Plan C is having enough theory to at least have rigorous models of all possible failure modes, and theory-inspired informal and empirical arguments why a certain algorithm avoids them. As an analogy, concepts such as VC dimension and Rademacher complexity allow us being more precise in our reasoning about underfitting and overfitting, even if we don't know how to compute them in practical scenarios. This corresponds to World 1, I guess?
In a sane civilization the solution would be not building AGI until we can implement Plan A. In the real civilization, we should go with the best plan that will be ready by the time competing projects become too dangerous to ignore.
World 3 seems too ambitious to me, since analyzing arbitrary code is almost always an intractable problem (e.g. Rice's theorem). You would need at least some constraints on how your agent is designed.
I think that the plans you lay out are all directly talking about the AI system we eventually build, and as a result I'm more optimistic about them (and your work, as it's easy to see how it makes progress towards these plans) relative to HRAD.
In contrast, as far as I can tell, HRAD work does not directly contribute to any of these plans, and instead the case seems to rely on something more indirect where a better understanding of reasoning will later help us execute on one of these plans. It's this indirection that makes me worried.

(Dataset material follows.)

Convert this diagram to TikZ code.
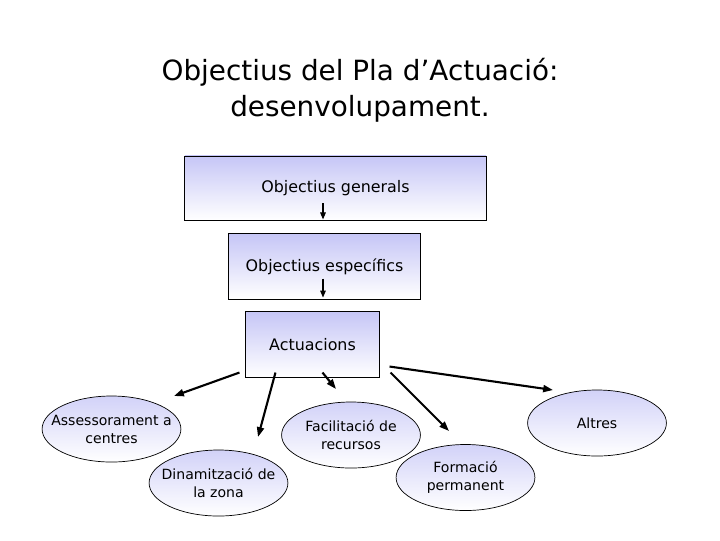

Well, HRAD certainly has relations to my own research programme. Embedded agency seems important since human values are probably "embedded" to some extent, counterfactuals are important for translating knowledge from the user's subjective vantage point to the AI's subjective vantage point, reflection is important if it's required for high capability (as Turning RL suggests). I do agree that having a high level plan for solving the problem is important to focus the research in the right directions.